− Сколько…? − голос хрипит, и я не в силах договорить фразу.
− Прошло три года, Амели, − отвечает София дрожащим голосом.
Я прикрываю глаза.
Три года я прикована к койке. Три года я не подавала признаков жизни. Три года я была заточена в вечной темноте. У меня нет каких-либо чувств по этому поводу, кажется, мне абсолютно всё равно. Если бы я не проснулась, я бы не расстроилась. Отключение сознания без снов в вечной темноте мне нравится намного больше, чем быть в сознании. Трёхлетняя кома явно шла мне на пользу.
Проходит несколько дней или недель с тех пор, как я впервые открыла глаза. Мой счёт во времени очень сильно теряется. Я каждый день смотрю в окно, видя то яркие лучи солнца, то хмурое небо. София много чего рассказала, что происходило во время моего отсутствия.
Сейчас ноябрь, однако, первого снега ещё не было. Хотелось бы мне увидеть его. Раньше я всегда его встречала, и этот год не будет исключением. Смотря в окно, я вспоминаю, что за ним находится Париж. Волнительно возвращаться туда, откуда ты сбегала ради свободы. Нужно ещё немного времени, чтобы я могла выйти на свежий воздух.

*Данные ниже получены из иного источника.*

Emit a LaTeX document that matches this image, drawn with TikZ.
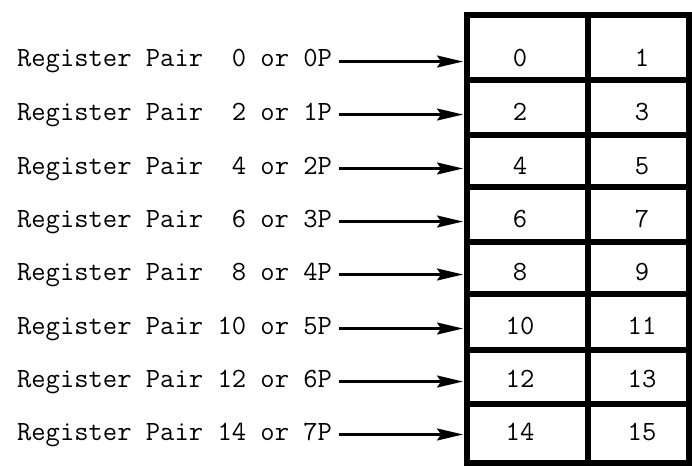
\documentclass[tikz,border=0pt]{standalone}
\usetikzlibrary{positioning,calc,arrows,arrows.meta}

\begin{document}
\begin{tikzpicture}
	\begin{scope}[x=0.5pt, y=-0.5pt]
		\tikzstyle{every node}=[font=\ttfamily\fontsize{13.9}{16}\selectfont]
		\tikzstyle{pair}=[anchor=base west]
		\tikzstyle{cell}=[anchor=base]
		\tikzstyle{regline}=[line width=3pt]
		\tikzstyle{ptr}=[line width=1.1pt, -{Stealth[length=13pt, width=6pt, inset=2pt]}]

		\useasboundingbox (0, 0) rectangle (692, 466);

		% register pair labels
		\node[pair] (lp0) at (10, 67)  {Register Pair \phantom{1}0 or 0P};
		\node[pair] (lp1) at (10, 120) {Register Pair \phantom{1}2 or 1P};
		\node[pair] (lp2) at (10, 174) {Register Pair \phantom{1}4 or 2P};
		\node[pair] (lp3) at (10, 227) {Register Pair \phantom{1}6 or 3P};
		\node[pair] (lp4) at (10, 280) {Register Pair \phantom{1}8 or 4P};
		\node[pair] (lp5) at (10, 334) {Register Pair 10 or 5P};
		\node[pair] (lp6) at (10, 387) {Register Pair 12 or 6P};
		\node[pair] (lp7) at (10, 440) {Register Pair 14 or 7P};

		% register cells
		\node[cell] (r0)  at (520, 67)  {0};
		\node[cell] (r1)  at (642, 67)  {1};
		\node[cell] (r2)  at (520, 120) {2};
		\node[cell] (r3)  at (642, 120) {3};
		\node[cell] (r4)  at (520, 174) {4};
		\node[cell] (r5)  at (642, 174) {5};
		\node[cell] (r6)  at (520, 227) {6};
		\node[cell] (r7)  at (642, 227) {7};
		\node[cell] (r8)  at (520, 280) {8};
		\node[cell] (r9)  at (642, 280) {9};
		\node[cell] (r10) at (520, 334) {10};
		\node[cell] (r11) at (642, 334) {11};
		\node[cell] (r12) at (520, 387) {12};
		\node[cell] (r13) at (642, 387) {13};
		\node[cell] (r14) at (520, 440) {14};
		\node[cell] (r15) at (642, 440) {15};

		% grid of the register file
		\draw [regline] (467, 15) rectangle (689, 463);
		\draw [regline] (588, 15) -- (588, 463);
		\draw [regline] (467, 80)  -- (689, 80);
		\draw [regline] (467, 135) -- (689, 135);
		\draw [regline] (467, 187) -- (689, 187);
		\draw [regline] (467, 242) -- (689, 242);
		\draw [regline] (467, 294) -- (689, 294);
		\draw [regline] (467, 350) -- (689, 350);
		\draw [regline] (467, 404) -- (689, 404);

		\coordinate (gl) at (463, 0);

		\draw [ptr] (lp0) -- (lp0 -| gl);
		\draw [ptr] (lp1) -- (lp1 -| gl);
		\draw [ptr] (lp2) -- (lp2 -| gl);
		\draw [ptr] (lp3) -- (lp3 -| gl);
		\draw [ptr] (lp4) -- (lp4 -| gl);
		\draw [ptr] (lp5) -- (lp5 -| gl);
		\draw [ptr] (lp6) -- (lp6 -| gl);
		\draw [ptr] (lp7) -- (lp7 -| gl);
	\end{scope}
\end{tikzpicture}
\end{document}
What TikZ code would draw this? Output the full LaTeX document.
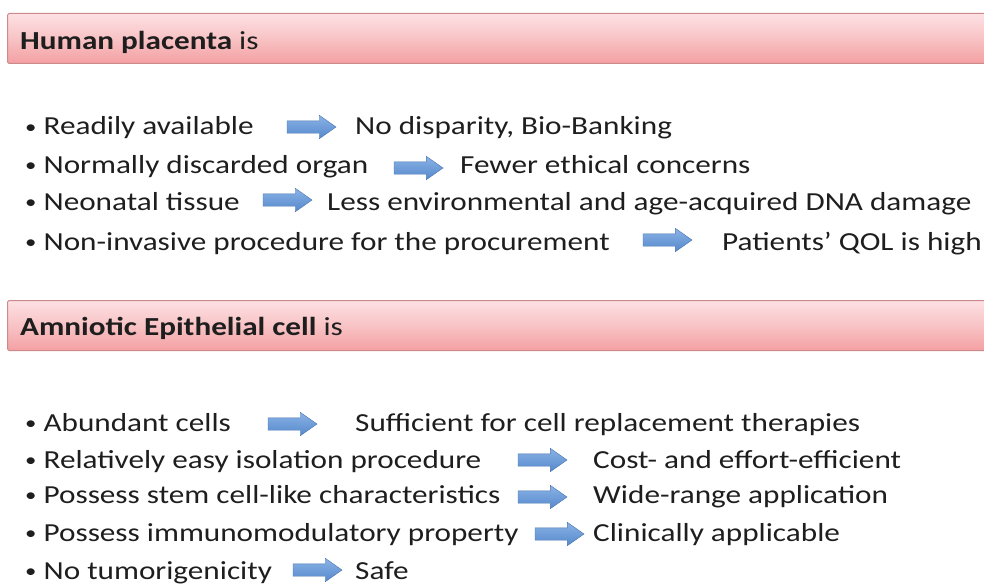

Моё тело постепенно восстанавливается, сейчас я могу садиться на подушку, поднимаясь на слабых руках. Мышцы сильно трясутся от напряжения, но я стараюсь изо всех сил. Лежать на постели я не любитель всё же. Однако ног я до сих пор не чувствую. Когда я дотрагиваюсь до кожи, ощущение, что эта часть тела не принадлежит мне. Они похожи на какую-то вату. Мне никто ничего не говорил по этому поводу, да и, кажется, никто не собирается. Меня этот факт напрягает.
По небольшому телевизору показывают новости Франции, на моём животе стоит тарелка с больничной едой. Овсяная каша выглядит так, будто её уже кто-то ел до меня. Аппетит сразу пропадает. Хотелось бы мне чего-то вкусного, по крайней мере, я не ела ничего вкусного последние три года. Я заслужила сходить в дорогой ресторан.
В палату входит София с несколькими пакетами, и я готова подорваться с места, чтобы посмотреть в них. Наверняка, там то, о чём я мечтала последние пару минут.
Позади Софии стоит Пьер. Он отрастил небольшую бороду, хотя на его детском лице она выглядит никчёмно. За это время они практически не изменились, лишь стали взрослее, пока я осталась всё в том же возрасте.
− Мы принесли тебе фруктов и некоторые вещи, − говорит София, ставя пакеты возле телевизора. – Как ты себя чувствуешь?
Я не знаю, что ответить. Как я могу себя чувствовать, прикованной к постели?
− Так же, как и последние пару дней, − отвечаю я, выключая телевизор. – Но я не чувствую ног до сих пор.
София и Пьер заметно напрягаются, но стараются не подавать виду. Они усердно умалчивают то, что уже становится для меня очевидным.
− Я не смогу больше подняться, так ведь? – спрашиваю я, сжимая в руке ложку с кашей. Я буду ждать их ответа до последнего, глубоко внутри надеясь услышать другой ответ. Я и вправду начинаю надеяться.
− Мы попросили врачей не говорить тебе, пока ты не придёшь в сознание окончательно, − отвечает Пьер, облокотившись спиной об стену. – Мы знали, какой будет твоя реакция. Тебе нельзя было испытывать такой сильный стресс.
Я не слышу желаемого ответа. Не хочу смотреть на них и опускаю глаза вниз. Я сейчас заплачу. Горький ком разъедает гланды, но я сдерживаюсь, чтобы не зареветь прямо здесь. Моя жизнь станет ещё хуже, чем раньше. Моя жизнь будет в коляске. И я больше никогда не смогу встать самостоятельно. Мне становится дурно.
− Мы хотим, чтобы у тебя был попечитель, − продолжает София. – Если тебе будет трудно справляться с домашними делами.
Я ничего не отвечаю. Ещё немного, и я сломаю ложку меж пальцами. Я смотрю в окно, чтобы не выдать свои покрасневшие щёки и глаза.
За стеклом серое небо, и тут я замечаю, как с туч срываются крохотные снежинки. Первый снег пушистый и лёгкий, такой вдохновляющий и непринуждённый.